[Content warning: Swearing. Lots of it.]
[Update: I got my principle back, minus a few Dollars for fees and a few Euros because the Dollar got stronger.]
So during the sedisvacancy I put $500 into Intrade, betting most of it on the conclave’s outcome. Yep, that’s totally legal canonically, though I’m not quite sure about Germanically. If they hadn’t canceled all positions a few days before the conclave, I would have won, by my calculation, $82.41. Now it looks like even my original investment is in danger.
No need to worry about my wellbeing, I can afford the loss, or I wouldn’t have been gambling with that money in the first place. This isn’t my lunch, it’s my Nexus 10. Still, I am really fucking pissed off and need to vent a little.
Random points of random:
- Conspiracy theory: When the American authorities shut Americans out of Intrade for flimsy reasons a few months ago, did they know something?
- Alternative speculation: Or otherwise, did the exodus of American customers break the camels back?
- Incredulous swearing: How the fuck do you need external auditors to tell you the balance on your bank accounts is $700000 less than in your computer system? This ain’t rocket surgery.
- Policy proposal: The directors of a financial service company should have to pledge their personal property on its survival. Not because there would be much to collect but to align incentives.
- Insight: Perhaps illiquid markets are illiquid for reasons.
- Dire prediction: For the foreseeable future, this is the end of prediction markets. Governments don’t like them, so there will be no properly regulated versions. The main prediction market advocates are libertarians anyway, so basically nobody wants prediction markets regulated to the the degree that is objectively necessary for them to work. And the free market is plainly unable to do it. Sorry GMU econ department, come back in 50 years.

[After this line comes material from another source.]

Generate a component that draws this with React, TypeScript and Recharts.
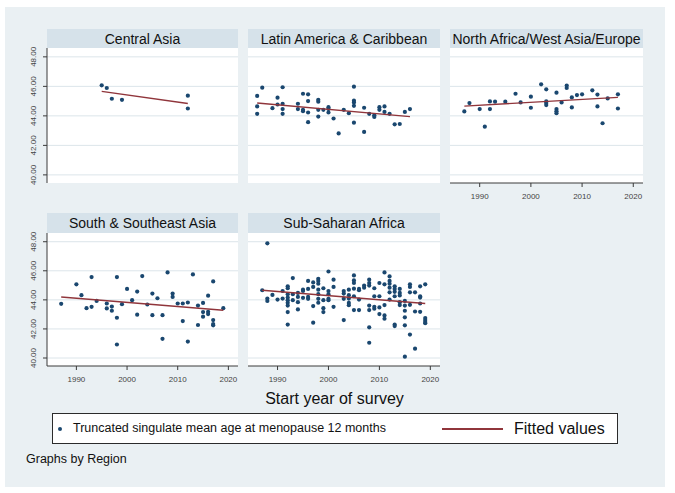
import React from "react";
import { ComposedChart, Scatter, XAxis, YAxis, ReferenceLine } from "recharts";

const yearTicks = [1990, 2000, 2010, 2020];
const ageTicks = [40, 42, 44, 46, 48];

// [start year, truncated singulate mean age at menopause]
const centralAsia = [
  [1995, 46.07], [1996, 45.89], [1997, 45.16], [1999, 45.09], [2012, 45.37], [2012, 44.5],
];
const centralAsiaFit = [[1995, 45.66], [2012, 44.84]];

const latinAmerica = [
  [1986, 45.35], [1986, 44.64], [1986, 44.14], [1987, 45.91], [1989, 44.52], [1990, 45.23],
  [1990, 44.77], [1991, 45.94], [1991, 44.82], [1991, 44.46], [1991, 44.14], [1994, 44.82],
  [1994, 44.46], [1995, 45.5], [1995, 44.41], [1995, 44.32], [1996, 45.46], [1996, 45.0],
  [1996, 44.23], [1996, 43.57], [1998, 45.09], [1998, 44.96], [1998, 44.41], [1998, 43.95],
  [1999, 44.41], [2000, 44.59], [2000, 44.46], [2000, 44.23], [2001, 43.82], [2002, 42.81],
  [2003, 44.41], [2004, 44.18], [2005, 45.98], [2005, 45.03], [2005, 44.91], [2005, 44.68],
  [2005, 43.54], [2007, 44.55], [2007, 42.91], [2008, 44.14], [2009, 44.05], [2009, 43.93],
  [2010, 44.59], [2010, 44.41], [2011, 44.64], [2011, 44.27], [2012, 44.14], [2013, 43.43],
  [2014, 43.45], [2015, 44.27], [2016, 44.46],
];
const latinAmericaFit = [[1986, 44.87], [2016, 43.95]];

const northAfrica = [
  [1987, 44.3], [1988, 44.87], [1990, 44.46], [1991, 43.27], [1992, 44.98], [1992, 44.46],
  [1993, 44.96], [1995, 44.96], [1997, 45.5], [1998, 44.91], [2000, 45.3], [2000, 44.55],
  [2002, 46.14], [2003, 45.8], [2003, 44.98], [2003, 44.87], [2003, 44.73], [2005, 45.57],
  [2005, 44.46], [2005, 44.32], [2005, 44.18], [2006, 44.91], [2007, 46.05], [2007, 45.89],
  [2008, 45.25], [2008, 44.57], [2009, 45.41], [2010, 45.46], [2012, 45.73], [2013, 45.44],
  [2013, 44.64], [2014, 43.5], [2015, 45.18], [2017, 45.46], [2017, 44.5],
];
const northAfricaFit = [[1987, 44.66], [2017, 45.25]];

const southAsia = [
  [1987, 43.73], [1990, 45.07], [1991, 44.32], [1992, 43.43], [1993, 43.52], [1993, 45.57],
  [1994, 43.93], [1996, 43.75], [1996, 43.41], [1997, 43.54], [1997, 43.25], [1998, 42.77],
  [1998, 45.57], [1998, 40.93], [1999, 43.7], [2000, 44.75], [2001, 43.98], [2002, 44.57],
  [2002, 42.98], [2003, 45.64], [2004, 43.68], [2005, 44.43], [2005, 42.95], [2006, 44.11],
  [2007, 42.95], [2007, 41.32], [2008, 45.89], [2009, 44.43], [2009, 44.2], [2010, 43.75],
  [2011, 43.75], [2011, 42.54], [2012, 43.82], [2012, 41.13], [2013, 45.75], [2014, 43.61],
  [2014, 42.27], [2015, 43.79], [2015, 43.16], [2015, 42.84], [2016, 44.29], [2016, 43.18],
  [2016, 43.02], [2017, 45.27], [2017, 42.61], [2017, 42.34], [2017, 42.25], [2019, 43.43],
];
const southAsiaFit = [[1987, 44.2], [2019, 43.29]];

const subSaharan = [
  [1987, 44.66], [1988, 47.89], [1988, 44.09], [1988, 43.93], [1989, 44.34], [1990, 44.02],
  [1991, 44.61], [1991, 44.09], [1992, 44.93], [1992, 44.8], [1992, 44.39], [1992, 44.16],
  [1992, 43.98], [1992, 43.8], [1992, 43.61], [1992, 43.16], [1992, 42.3], [1993, 45.5],
  [1993, 44.39], [1993, 43.98], [1994, 44.48], [1994, 44.2], [1994, 43.84], [1994, 43.34],
  [1995, 44.7], [1995, 44.61], [1995, 44.14], [1996, 45.3], [1996, 44.75], [1996, 44.2],
  [1996, 44.07], [1997, 45.2], [1997, 44.89], [1997, 43.57], [1997, 42.43], [1998, 45.45],
  [1998, 45.3], [1998, 45.11], [1998, 44.7], [1998, 44.39], [1998, 44.07], [1998, 43.8],
  [1999, 44.8], [1999, 43.98], [1999, 43.43], [1999, 43.16], [2000, 45.95], [2000, 44.61],
  [2000, 44.39], [2000, 44.07], [2000, 43.98], [2001, 45.39], [2001, 44.89], [2001, 43.52],
  [2003, 44.61], [2003, 44.43], [2003, 44.07], [2003, 42.61], [2004, 44.7], [2004, 44.32],
  [2004, 44.09], [2004, 43.79], [2004, 43.63], [2005, 45.68], [2005, 45.34], [2005, 45.16],
  [2005, 44.77], [2005, 44.25], [2005, 43.3], [2006, 44.75], [2006, 44.66], [2006, 44.02],
  [2006, 43.3], [2007, 44.98], [2007, 44.84], [2008, 45.39], [2008, 45.16], [2008, 44.98],
  [2008, 43.61], [2008, 43.3], [2008, 42.11], [2008, 41.05], [2009, 44.8], [2009, 44.25],
  [2009, 43.52], [2009, 43.39], [2010, 45.16], [2010, 44.25], [2010, 43.48], [2010, 43.02],
  [2011, 45.89], [2011, 45.07], [2011, 43.64], [2011, 42.93], [2011, 42.7], [2012, 45.61],
  [2012, 45.3], [2012, 45.11], [2012, 44.84], [2012, 44.52], [2012, 44.02], [2013, 44.93],
  [2013, 44.75], [2013, 44.55], [2013, 44.25], [2013, 42.3], [2013, 42.2], [2014, 44.75],
  [2014, 44.48], [2014, 44.3], [2014, 43.84], [2014, 43.64], [2015, 43.93], [2015, 43.61],
  [2015, 43.25], [2015, 42.8], [2015, 42.25], [2015, 40.09], [2016, 45.07], [2016, 44.89],
  [2016, 44.52], [2016, 43.66], [2016, 41.61], [2017, 44.52], [2017, 43.2], [2017, 40.64],
  [2018, 44.93], [2018, 44.25], [2018, 44.16], [2018, 43.75], [2018, 43.18], [2019, 45.07],
  [2019, 42.75], [2019, 42.61], [2019, 42.48], [2019, 42.39],
];
const subSaharanFit = [[1987, 44.66], [2019, 43.75]];

const NAVY = "#1a476f";
const MAROON = "#90353b";
const BG = "#eaf0f3";
const HEAD = "#d6e2ea";
const GRID = "#dce5ea";
const AXIS = "#3a3a3a";

const toPoints = (pairs: number[][]) => pairs.map(([year, age]) => ({ year, age }));

const Dot = (p: any) => <circle cx={p.cx} cy={p.cy} r={2.1} fill={NAVY} />;
const NoDot = () => <g />;

const YTick = ({ x, y, payload }: any) => (
  <text
    transform={`translate(${x - 10},${y}) rotate(-90)`}
    textAnchor="middle"
    dominantBaseline="central"
    fontSize={8}
    fill="#444"
  >
    {Number(payload.value).toFixed(2)}
  </text>
);

const XTick = ({ x, y, payload }: any) => (
  <text x={x} y={y + 9.5} textAnchor="middle" dominantBaseline="central" fontSize={8} fill="#444">
    {payload.value}
  </text>
);

interface PanelProps {
  title: string;
  data: number[][];
  fit: number[][];
  left: number;
  top: number;
  headH: number;
  plotH: number;
  width: number;
  showX: boolean;
  showY: boolean;
}

function Panel({ title, data, fit, left, top, headH, plotH, width, showX, showY }: PanelProps) {
  const YW = 30;
  const XH = 28;
  const R = 8;
  const T = 12;
  const plotTop = top + headH;
  return (
    <>
      <div
        style={{
          position: "absolute", left, top, width, height: headH, background: HEAD,
          display: "flex", alignItems: "center", justifyContent: "center",
          fontSize: 14, color: "#111", whiteSpace: "nowrap",
        }}
      >
        {title}
      </div>
      <div style={{ position: "absolute", left, top: plotTop, width, height: plotH, background: "#fff" }} />
      <div style={{ position: "absolute", left: left - YW, top: plotTop - T }}>
        <ComposedChart width={YW + width + R} height={T + plotH + XH} margin={{ top: T, right: R, bottom: 0, left: 0 }}>
          <XAxis
            type="number" dataKey="year" domain={[1984.2, 2021.9]} ticks={yearTicks} height={XH}
            allowDataOverflow tickSize={4} tickMargin={0}
            axisLine={showX ? { stroke: AXIS } : false}
            tickLine={showX ? { stroke: AXIS } : false}
            tick={showX ? <XTick /> : false}
          />
          <YAxis
            type="number" dataKey="age" domain={[39.45, 48.6]} ticks={ageTicks} width={YW}
            allowDataOverflow tickSize={4} tickMargin={0}
            axisLine={showY ? { stroke: AXIS } : false}
            tickLine={showY ? { stroke: AXIS } : false}
            tick={showY ? <YTick /> : false}
          />
          {ageTicks.map((t) => (
            <ReferenceLine key={t} y={t} stroke={GRID} strokeWidth={1} />
          ))}
          <Scatter data={toPoints(data)} shape={Dot} isAnimationActive={false} />
          <Scatter data={toPoints(fit)} shape={NoDot} line={{ stroke: MAROON, strokeWidth: 1.4 }} isAnimationActive={false} />
        </ComposedChart>
      </div>
    </>
  );
}

export default function App() {
  return (
    <div
      style={{
        position: "absolute", left: 0, top: 0, width: 675, height: 493, background: "#fff",
        fontFamily: "'Liberation Sans', Arial, sans-serif", overflow: "hidden",
      }}
    >
      <div style={{ position: "absolute", left: 5, top: 7, width: 660, height: 480, background: BG }} />

      <Panel title="Central Asia" data={centralAsia} fit={centralAsiaFit}
        left={47} top={29} headH={19} plotH={135} width={191} showX={false} showY />
      <Panel title="Latin America & Caribbean" data={latinAmerica} fit={latinAmericaFit}
        left={248} top={29} headH={19} plotH={135} width={192} showX={false} showY={false} />
      <Panel title="North Africa/West Asia/Europe" data={northAfrica} fit={northAfricaFit}
        left={450} top={29} headH={19} plotH={135} width={193} showX showY={false} />
      <Panel title="South & Southeast Asia" data={southAsia} fit={southAsiaFit}
        left={47} top={213} headH={20} plotH={133} width={191} showX showY />
      <Panel title="Sub-Saharan Africa" data={subSaharan} fit={subSaharanFit}
        left={248} top={213} headH={20} plotH={133} width={192} showX showY={false} />

      <div style={{ position: "absolute", left: 0, top: 390, width: 669, textAlign: "center", fontSize: 16, lineHeight: "18px", color: "#111" }}>
        Start year of survey
      </div>

      <div
        style={{
          position: "absolute", left: 52, top: 413, width: 566, height: 31, boxSizing: "border-box",
          border: "1px solid #2b2b2b", background: "#fff",
        }}
      >
        <div style={{ position: "absolute", left: 5, top: 13, width: 4.2, height: 4.2, borderRadius: "50%", background: NAVY }} />
        <div style={{ position: "absolute", left: 20, top: 0, height: 29, lineHeight: "29px", fontSize: 12.5, color: "#111", whiteSpace: "nowrap" }}>
          Truncated singulate mean age at menopause 12 months
        </div>
        <div style={{ position: "absolute", left: 389, top: 14, width: 61, height: 1.5, background: MAROON }} />
        <div style={{ position: "absolute", left: 461, top: 0, height: 29, lineHeight: "29px", fontSize: 16, color: "#111", whiteSpace: "nowrap" }}>
          Fitted values
        </div>
      </div>

      <div style={{ position: "absolute", left: 26, top: 451, fontSize: 12.5, lineHeight: "16px", color: "#111", whiteSpace: "nowrap" }}>
        Graphs by Region
      </div>
    </div>
  );
}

If you wanted to have a punt on the papal conclave, why didn’t you stick with a bookie? Okay, maybe America doesn’t permit online betting (I know nothing about it) but far as I’m concerned, stock markets are gambling and if I’m going to gamble, I’ll stick with the fellas shouting the odds on the racecourses.

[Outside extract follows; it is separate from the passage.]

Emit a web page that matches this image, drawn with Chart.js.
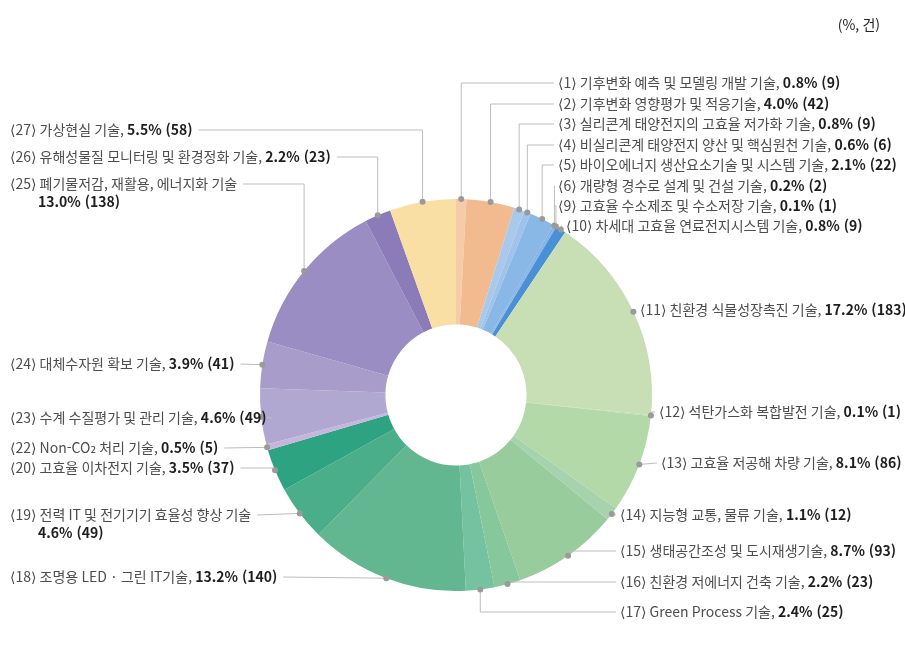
<!DOCTYPE html>
<html lang="ko">
<head>
<meta charset="utf-8">
<script src="https://cdn.jsdelivr.net/npm/chart.js@4"></script>
<style>
  html, body { margin: 0; padding: 0; background: #fff; }
  #wrap { position: relative; width: 905px; height: 660px; }
</style>
</head>
<body>
<div id="wrap"><canvas id="grafico" width="905" height="660"></canvas></div>
<script>
const codigos = [1, 2, 3, 4, 5, 6, 9, 10, 11, 12, 13, 14, 15, 16, 17, 18, 19, 20, 22, 23, 24, 25, 26, 27];
const nombres = [
    "기후변화 예측 및 모델링 개발 기술",
    "기후변화 영향평가 및 적응기술",
    "실리콘계 태양전지의 고효율 저가화 기술",
    "비실리콘계 태양전지 양산 및 핵심원천 기술",
    "바이오에너지 생산요소기술 및 시스템 기술",
    "개량형 경수로 설계 및 건설 기술",
    "고효율 수소제조 및 수소저장 기술",
    "차세대 고효율 연료전지시스템 기술",
    "친환경 식물성장촉진 기술",
    "석탄가스화 복합발전 기술",
    "고효율 저공해 차량 기술",
    "지능형 교통, 물류 기술",
    "생태공간조성 및 도시재생기술",
    "친환경 저에너지 건축 기술",
    "Green Process 기술",
    "조명용 LED · 그린 IT기술",
    "전력 IT 및 전기기기 효율성 향상 기술",
    "고효율 이차전지 기술",
    "Non-CO₂ 처리 기술",
    "수계 수질평가 및 관리 기술",
    "대체수자원 확보 기술",
    "폐기물저감, 재활용, 에너지화 기술",
    "유해성물질 모니터링 및 환경정화 기술",
    "가상현실 기술"
];
const porcentajes = [0.8, 4.0, 0.8, 0.6, 2.1, 0.2, 0.1, 0.8, 17.2, 0.1, 8.1, 1.1, 8.7, 2.2, 2.4, 13.2, 4.6, 3.5, 0.5, 4.6, 3.9, 13.0, 2.2, 5.5];
const cantidades = [9, 42, 9, 6, 22, 2, 1, 9, 183, 1, 86, 12, 93, 23, 25, 140, 49, 37, 5, 49, 41, 138, 23, 58];
const colores = [
    "#f6cba9", "#f2bb8f", "#a9c9ec", "#9fc3ea", "#8ab8e6", "#80b1e3", "#78ace2", "#4a90d6",
    "#c8deb5", "#bddcb0", "#b3d9a9", "#a6d3ae", "#98cc9c", "#86c79c", "#74c2a0", "#62b690",
    "#4aae8a", "#2ea382", "#c5b6de", "#b1a8d1", "#a79cca", "#9a8dc3", "#8b7bb8", "#f9dfa3"
];

// posicion del texto de cada etiqueta (lado, x, y)
const lados = ["r", "r", "r", "r", "r", "r", "r", "r", "r", "r", "r", "r", "r", "r", "r", "l", "l", "l", "l", "l", "l", "l", "l", "l"];
const etiquetaX = [558, 558, 558, 558, 558, 558, 558, 566, 640, 659, 661, 620, 620, 620, 620, 10, 10, 10, 10, 10, 10, 10, 10, 10];
const etiquetaY = [83, 104, 124, 145, 165, 186, 206, 226, 310, 412, 463, 515, 551, 582, 612, 577, 515, 468, 448, 418, 364, 184, 157, 130];
const dosLineas = [16, 21];

const fuente = '"Noto Sans CJK KR", "DejaVu Sans", sans-serif';
const tam = 14;

const etiquetas = {
    id: "etiquetas",
    afterDraw(chart) {
        const ctx = chart.ctx;
        const arcos = chart.getDatasetMeta(0).data;
        ctx.save();
        ctx.textBaseline = "middle";
        arcos.forEach((arco, i) => {
            const medio = (arco.startAngle + arco.endAngle) / 2;
            const px = arco.x + Math.cos(medio) * arco.outerRadius;
            const py = arco.y + Math.sin(medio) * arco.outerRadius;
            const y = etiquetaY[i];
            const partido = dosLineas.includes(i);
            const texto = `⟨${codigos[i]}⟩ ${nombres[i]}` + (partido ? "" : ", ");
            const numero = `${porcentajes[i].toFixed(1)}% (${cantidades[i]})`;

            ctx.font = `${tam}px ${fuente}`;
            const anchoTexto = ctx.measureText(texto).width;
            ctx.font = `bold ${tam}px ${fuente}`;
            const anchoNumero = ctx.measureText(numero).width;

            // linea guia
            let finX;
            if (lados[i] === "r") {
                finX = etiquetaX[i] - 4;
            } else {
                finX = etiquetaX[i] + anchoTexto + (partido ? 0 : anchoNumero) + 6;
            }
            ctx.strokeStyle = "#bdbdbd";
            ctx.lineWidth = 1;
            ctx.beginPath();
            ctx.moveTo(px, py);
            if (Math.abs(py - y) > 2) ctx.lineTo(px, y);
            ctx.lineTo(finX, y);
            ctx.stroke();

            ctx.fillStyle = "#9a9a9a";
            ctx.beginPath();
            ctx.arc(px, py, 3, 0, Math.PI * 2);
            ctx.fill();

            // texto
            ctx.font = `${tam}px ${fuente}`;
            ctx.fillStyle = "#4d4d4d";
            ctx.fillText(texto, etiquetaX[i], y);
            ctx.font = `bold ${tam}px ${fuente}`;
            ctx.fillStyle = "#1e1e1e";
            if (partido) {
                ctx.fillText(numero, etiquetaX[i] + 28, y + 18);
            } else {
                ctx.fillText(numero, etiquetaX[i] + anchoTexto, y);
            }
        });

        ctx.font = `14px ${fuente}`;
        ctx.fillStyle = "#222";
        ctx.textAlign = "right";
        ctx.fillText("(%, 건)", 880, 25);
        ctx.restore();
    }
};

document.addEventListener("DOMContentLoaded", () => {
    const ctx = document.getElementById("grafico").getContext("2d");
    new Chart(ctx, {
        type: "doughnut",
        data: {
            labels: nombres,
            datasets: [{
                data: cantidades,
                backgroundColor: colores,
                borderWidth: 0
            }]
        },
        options: {
            responsive: false,
            animation: false,
            cutout: "36%",
            layout: { padding: { top: 199, bottom: 69, left: 260, right: 253 } },
            plugins: {
                legend: { display: false },
                tooltip: { enabled: false }
            }
        },
        plugins: [etiquetas]
    });
});
</script>
</body>
</html>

Sorry to hear you got stung, but in future why not just buy a lottery ticket if you want to waste money?
No, that’s harsh. But according to the Irish satirical magazine, “The Phoenix”, which did a bit about the woes of Intrade in its issue of 11th January this year because the late John Delaney, its founder, was Irish:
“Intrade filed accounts which raise questions over payments made into bank accounts controlled by the founder of the firm, John Delaney…According to the 2010 accounts for Intrade…over $1.2 million was transferred into accounts controlled by Delaney. The nature of these payments is unclear because of insufficient documentation, the accounts state….A note from the Intrade accounts also states that the current directors are aware of issues identified related to ‘significant financial inaccuracies’ in the company’s internal accounts for previous years”
So it looks as though, for at least three years, the accounts were in a dodgy state – sufficient reason for the U.S. government to take action, I would have thought? And another reason why I don’t think prediction markets are this shiny new improved instrument of policy-making which will be impervious to the bad old manipulations of the stock market because goodness, why would anyone want to cook the books to make more dough?